The exercise.
Restate, exactly and without pictures, the lines from the start of the listing below through the line holding "const dcBase = 105;".
--- Begin Given data ---
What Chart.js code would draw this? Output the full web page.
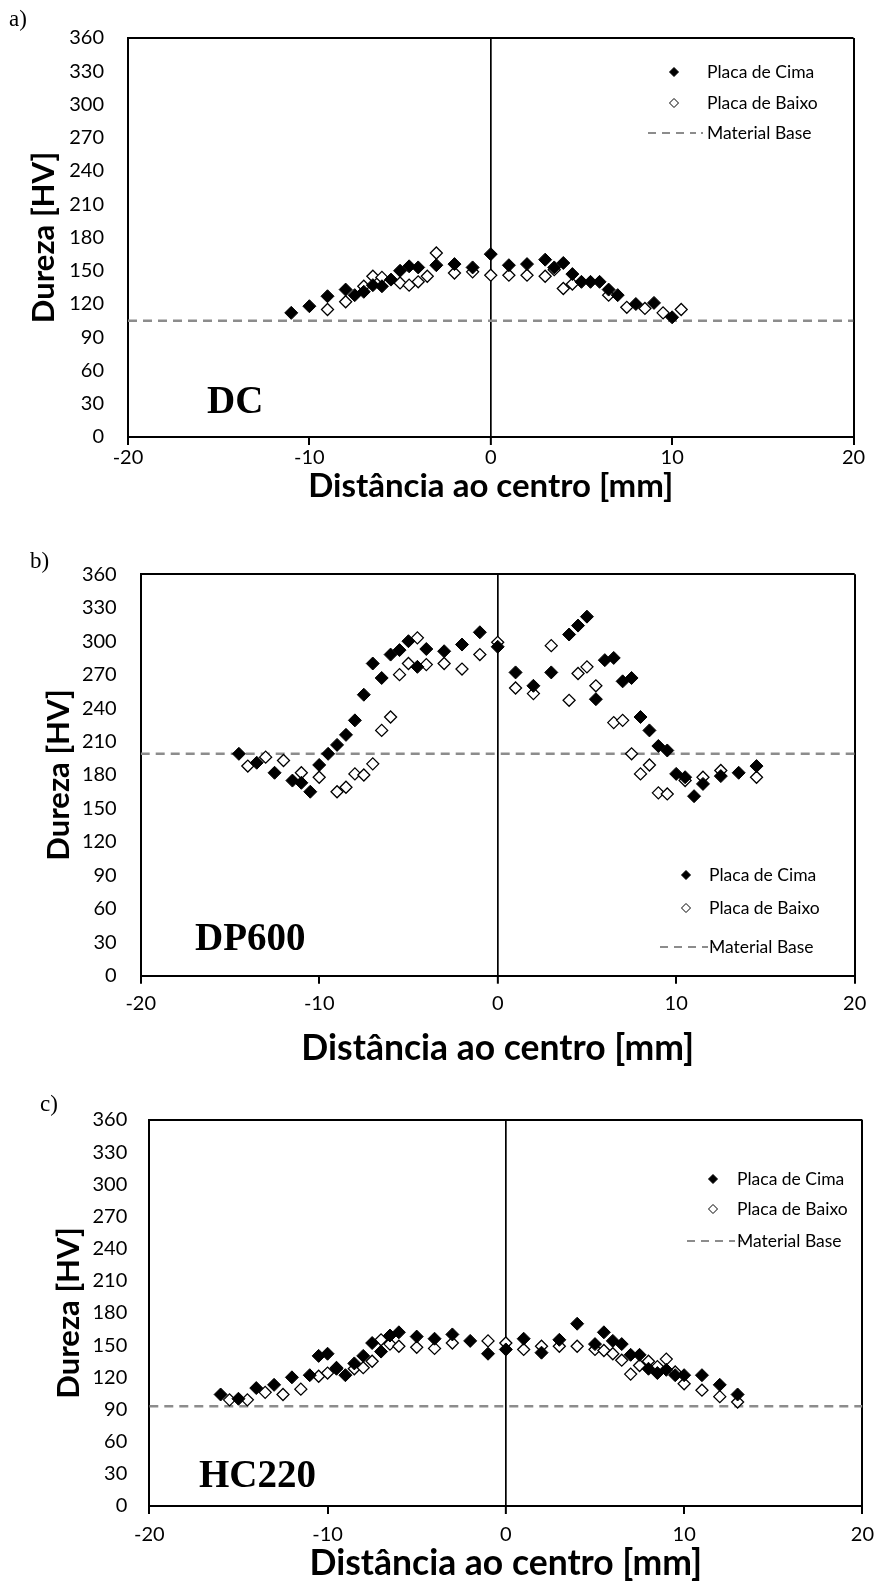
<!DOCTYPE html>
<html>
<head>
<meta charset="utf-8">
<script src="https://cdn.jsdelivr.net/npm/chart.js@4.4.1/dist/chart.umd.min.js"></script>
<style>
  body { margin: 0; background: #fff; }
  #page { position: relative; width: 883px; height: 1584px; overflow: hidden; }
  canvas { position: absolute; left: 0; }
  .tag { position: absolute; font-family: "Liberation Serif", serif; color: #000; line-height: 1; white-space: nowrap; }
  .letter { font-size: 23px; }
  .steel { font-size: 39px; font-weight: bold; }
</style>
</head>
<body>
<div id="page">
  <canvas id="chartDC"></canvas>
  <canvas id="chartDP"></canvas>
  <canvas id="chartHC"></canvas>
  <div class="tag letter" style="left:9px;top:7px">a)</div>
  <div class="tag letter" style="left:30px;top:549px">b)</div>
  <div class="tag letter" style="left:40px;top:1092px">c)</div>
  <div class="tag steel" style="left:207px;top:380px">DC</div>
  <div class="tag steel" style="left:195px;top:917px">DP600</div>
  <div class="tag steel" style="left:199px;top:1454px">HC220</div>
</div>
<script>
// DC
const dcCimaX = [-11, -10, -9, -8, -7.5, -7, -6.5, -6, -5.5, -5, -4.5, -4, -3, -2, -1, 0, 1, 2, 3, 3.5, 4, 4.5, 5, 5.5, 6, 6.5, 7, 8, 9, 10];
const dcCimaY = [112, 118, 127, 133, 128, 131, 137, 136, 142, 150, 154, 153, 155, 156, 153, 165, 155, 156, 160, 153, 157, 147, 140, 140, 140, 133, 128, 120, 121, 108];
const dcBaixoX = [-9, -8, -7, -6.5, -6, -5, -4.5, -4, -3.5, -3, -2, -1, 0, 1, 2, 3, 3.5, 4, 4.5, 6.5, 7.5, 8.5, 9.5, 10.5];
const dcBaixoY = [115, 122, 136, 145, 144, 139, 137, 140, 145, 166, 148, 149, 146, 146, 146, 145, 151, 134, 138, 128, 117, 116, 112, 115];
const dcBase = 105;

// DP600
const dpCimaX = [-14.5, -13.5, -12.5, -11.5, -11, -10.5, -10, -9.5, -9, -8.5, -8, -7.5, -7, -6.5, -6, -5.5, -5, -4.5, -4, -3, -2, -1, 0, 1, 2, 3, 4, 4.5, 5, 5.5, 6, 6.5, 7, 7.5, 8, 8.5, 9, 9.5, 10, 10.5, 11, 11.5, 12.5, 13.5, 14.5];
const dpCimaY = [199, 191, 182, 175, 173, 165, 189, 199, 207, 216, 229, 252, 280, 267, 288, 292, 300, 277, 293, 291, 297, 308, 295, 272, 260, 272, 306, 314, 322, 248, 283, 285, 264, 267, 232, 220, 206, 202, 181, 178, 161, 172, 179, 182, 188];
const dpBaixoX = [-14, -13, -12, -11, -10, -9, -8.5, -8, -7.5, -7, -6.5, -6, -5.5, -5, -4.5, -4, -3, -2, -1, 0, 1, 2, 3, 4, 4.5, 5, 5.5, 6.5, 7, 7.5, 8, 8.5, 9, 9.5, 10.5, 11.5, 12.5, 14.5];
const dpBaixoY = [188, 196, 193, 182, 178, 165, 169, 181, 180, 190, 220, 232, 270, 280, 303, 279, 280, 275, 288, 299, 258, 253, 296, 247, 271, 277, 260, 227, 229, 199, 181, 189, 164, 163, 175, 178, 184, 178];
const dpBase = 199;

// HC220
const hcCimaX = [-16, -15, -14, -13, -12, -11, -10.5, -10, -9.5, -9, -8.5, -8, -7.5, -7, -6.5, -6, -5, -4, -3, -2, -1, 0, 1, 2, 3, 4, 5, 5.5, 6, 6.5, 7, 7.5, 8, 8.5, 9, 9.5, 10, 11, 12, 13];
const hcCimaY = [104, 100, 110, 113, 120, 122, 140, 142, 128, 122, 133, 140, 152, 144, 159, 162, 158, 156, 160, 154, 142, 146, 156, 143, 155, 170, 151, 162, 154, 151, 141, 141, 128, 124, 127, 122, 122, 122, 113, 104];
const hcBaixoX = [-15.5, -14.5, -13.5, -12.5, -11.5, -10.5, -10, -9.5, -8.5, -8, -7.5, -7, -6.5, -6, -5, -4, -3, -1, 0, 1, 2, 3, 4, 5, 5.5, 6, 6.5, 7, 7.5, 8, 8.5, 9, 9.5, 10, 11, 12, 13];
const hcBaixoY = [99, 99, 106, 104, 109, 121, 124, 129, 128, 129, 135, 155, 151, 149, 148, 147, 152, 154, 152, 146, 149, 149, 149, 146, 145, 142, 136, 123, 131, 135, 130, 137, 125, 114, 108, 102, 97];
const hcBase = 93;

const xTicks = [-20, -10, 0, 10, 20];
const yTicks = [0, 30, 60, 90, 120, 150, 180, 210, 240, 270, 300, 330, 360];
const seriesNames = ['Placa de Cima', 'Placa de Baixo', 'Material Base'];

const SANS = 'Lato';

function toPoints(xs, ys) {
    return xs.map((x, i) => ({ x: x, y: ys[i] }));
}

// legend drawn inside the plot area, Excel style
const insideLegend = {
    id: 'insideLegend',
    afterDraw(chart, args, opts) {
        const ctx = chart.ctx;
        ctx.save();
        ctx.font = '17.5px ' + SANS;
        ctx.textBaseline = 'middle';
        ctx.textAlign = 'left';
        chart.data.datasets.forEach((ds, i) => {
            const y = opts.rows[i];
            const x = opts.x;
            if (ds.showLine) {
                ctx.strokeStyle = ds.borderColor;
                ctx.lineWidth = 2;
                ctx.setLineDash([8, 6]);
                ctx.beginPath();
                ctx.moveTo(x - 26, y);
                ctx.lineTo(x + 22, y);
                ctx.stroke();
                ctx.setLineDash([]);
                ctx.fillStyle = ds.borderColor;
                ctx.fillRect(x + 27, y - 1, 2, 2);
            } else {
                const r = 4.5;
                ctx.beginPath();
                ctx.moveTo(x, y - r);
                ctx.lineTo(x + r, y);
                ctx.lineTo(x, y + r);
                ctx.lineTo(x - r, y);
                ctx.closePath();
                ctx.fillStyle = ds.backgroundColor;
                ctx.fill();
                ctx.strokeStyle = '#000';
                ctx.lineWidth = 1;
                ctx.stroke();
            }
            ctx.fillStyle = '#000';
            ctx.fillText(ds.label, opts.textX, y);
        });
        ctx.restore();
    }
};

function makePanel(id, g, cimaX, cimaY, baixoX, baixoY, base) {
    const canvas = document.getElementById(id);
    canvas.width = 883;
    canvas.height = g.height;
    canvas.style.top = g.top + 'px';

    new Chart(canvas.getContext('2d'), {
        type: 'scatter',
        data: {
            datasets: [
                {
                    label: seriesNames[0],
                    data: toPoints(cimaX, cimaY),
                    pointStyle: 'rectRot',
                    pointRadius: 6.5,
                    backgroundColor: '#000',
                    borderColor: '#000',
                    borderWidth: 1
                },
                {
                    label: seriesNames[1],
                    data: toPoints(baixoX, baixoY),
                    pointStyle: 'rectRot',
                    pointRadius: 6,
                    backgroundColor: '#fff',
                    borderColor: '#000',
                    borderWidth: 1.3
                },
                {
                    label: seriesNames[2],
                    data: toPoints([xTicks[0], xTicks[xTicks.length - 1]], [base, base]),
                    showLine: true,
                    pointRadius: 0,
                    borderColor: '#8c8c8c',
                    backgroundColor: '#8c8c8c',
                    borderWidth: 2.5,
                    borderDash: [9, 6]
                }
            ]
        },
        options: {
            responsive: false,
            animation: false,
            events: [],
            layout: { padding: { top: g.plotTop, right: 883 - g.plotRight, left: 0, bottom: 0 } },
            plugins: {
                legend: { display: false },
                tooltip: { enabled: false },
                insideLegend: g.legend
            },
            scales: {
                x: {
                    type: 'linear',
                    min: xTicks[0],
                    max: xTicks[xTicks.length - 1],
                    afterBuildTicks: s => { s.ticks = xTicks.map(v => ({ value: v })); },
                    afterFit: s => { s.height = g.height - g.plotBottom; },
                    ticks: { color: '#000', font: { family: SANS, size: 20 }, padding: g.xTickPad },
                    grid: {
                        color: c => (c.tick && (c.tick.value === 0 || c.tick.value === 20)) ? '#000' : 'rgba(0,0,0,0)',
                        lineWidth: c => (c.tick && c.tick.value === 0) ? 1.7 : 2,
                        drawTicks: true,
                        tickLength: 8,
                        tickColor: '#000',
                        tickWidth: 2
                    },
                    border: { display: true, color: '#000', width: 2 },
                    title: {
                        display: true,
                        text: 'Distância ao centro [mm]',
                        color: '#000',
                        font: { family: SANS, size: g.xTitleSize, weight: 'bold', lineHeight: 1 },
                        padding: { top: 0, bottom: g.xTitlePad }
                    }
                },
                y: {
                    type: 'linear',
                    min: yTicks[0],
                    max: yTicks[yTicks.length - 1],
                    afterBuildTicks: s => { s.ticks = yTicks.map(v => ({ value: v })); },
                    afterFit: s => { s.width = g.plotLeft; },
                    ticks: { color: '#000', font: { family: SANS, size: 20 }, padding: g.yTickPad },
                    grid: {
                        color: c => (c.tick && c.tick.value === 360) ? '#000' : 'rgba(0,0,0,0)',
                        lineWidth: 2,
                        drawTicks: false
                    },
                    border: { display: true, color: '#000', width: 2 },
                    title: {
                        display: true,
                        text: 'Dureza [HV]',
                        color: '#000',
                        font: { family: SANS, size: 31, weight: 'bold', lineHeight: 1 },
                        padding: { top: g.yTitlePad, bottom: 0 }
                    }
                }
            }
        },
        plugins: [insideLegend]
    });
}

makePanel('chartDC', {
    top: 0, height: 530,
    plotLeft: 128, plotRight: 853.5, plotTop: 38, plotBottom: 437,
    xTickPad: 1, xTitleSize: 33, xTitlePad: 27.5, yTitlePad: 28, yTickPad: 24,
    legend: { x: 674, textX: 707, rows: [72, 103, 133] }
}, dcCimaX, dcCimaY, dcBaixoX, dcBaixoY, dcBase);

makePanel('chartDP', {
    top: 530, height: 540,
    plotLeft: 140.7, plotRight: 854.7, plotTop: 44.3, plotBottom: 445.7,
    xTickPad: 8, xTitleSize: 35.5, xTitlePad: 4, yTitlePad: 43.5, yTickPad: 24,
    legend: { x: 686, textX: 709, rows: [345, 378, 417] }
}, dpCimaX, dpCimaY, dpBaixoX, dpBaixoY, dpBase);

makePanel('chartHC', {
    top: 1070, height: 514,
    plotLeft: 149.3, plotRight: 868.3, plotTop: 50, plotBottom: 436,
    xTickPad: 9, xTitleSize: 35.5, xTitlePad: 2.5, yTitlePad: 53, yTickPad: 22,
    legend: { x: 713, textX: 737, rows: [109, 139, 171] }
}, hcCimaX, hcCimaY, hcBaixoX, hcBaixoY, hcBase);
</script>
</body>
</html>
--- End Given data ---
Written solution.
What Chart.js code would draw this? Output the full web page.
<!DOCTYPE html>
<html>
<head>
<meta charset="utf-8">
<script src="https://cdn.jsdelivr.net/npm/chart.js@4.4.1/dist/chart.umd.min.js"></script>
<style>
  body { margin: 0; background: #fff; }
  #page { position: relative; width: 883px; height: 1584px; overflow: hidden; }
  canvas { position: absolute; left: 0; }
  .tag { position: absolute; font-family: "Liberation Serif", serif; color: #000; line-height: 1; white-space: nowrap; }
  .letter { font-size: 23px; }
  .steel { font-size: 39px; font-weight: bold; }
</style>
</head>
<body>
<div id="page">
  <canvas id="chartDC"></canvas>
  <canvas id="chartDP"></canvas>
  <canvas id="chartHC"></canvas>
  <div class="tag letter" style="left:9px;top:7px">a)</div>
  <div class="tag letter" style="left:30px;top:549px">b)</div>
  <div class="tag letter" style="left:40px;top:1092px">c)</div>
  <div class="tag steel" style="left:207px;top:380px">DC</div>
  <div class="tag steel" style="left:195px;top:917px">DP600</div>
  <div class="tag steel" style="left:199px;top:1454px">HC220</div>
</div>
<script>
// DC
const dcCimaX = [-11, -10, -9, -8, -7.5, -7, -6.5, -6, -5.5, -5, -4.5, -4, -3, -2, -1, 0, 1, 2, 3, 3.5, 4, 4.5, 5, 5.5, 6, 6.5, 7, 8, 9, 10];
const dcCimaY = [112, 118, 127, 133, 128, 131, 137, 136, 142, 150, 154, 153, 155, 156, 153, 165, 155, 156, 160, 153, 157, 147, 140, 140, 140, 133, 128, 120, 121, 108];
const dcBaixoX = [-9, -8, -7, -6.5, -6, -5, -4.5, -4, -3.5, -3, -2, -1, 0, 1, 2, 3, 3.5, 4, 4.5, 6.5, 7.5, 8.5, 9.5, 10.5];
const dcBaixoY = [115, 122, 136, 145, 144, 139, 137, 140, 145, 166, 148, 149, 146, 146, 146, 145, 151, 134, 138, 128, 117, 116, 112, 115];
const dcBase = 105;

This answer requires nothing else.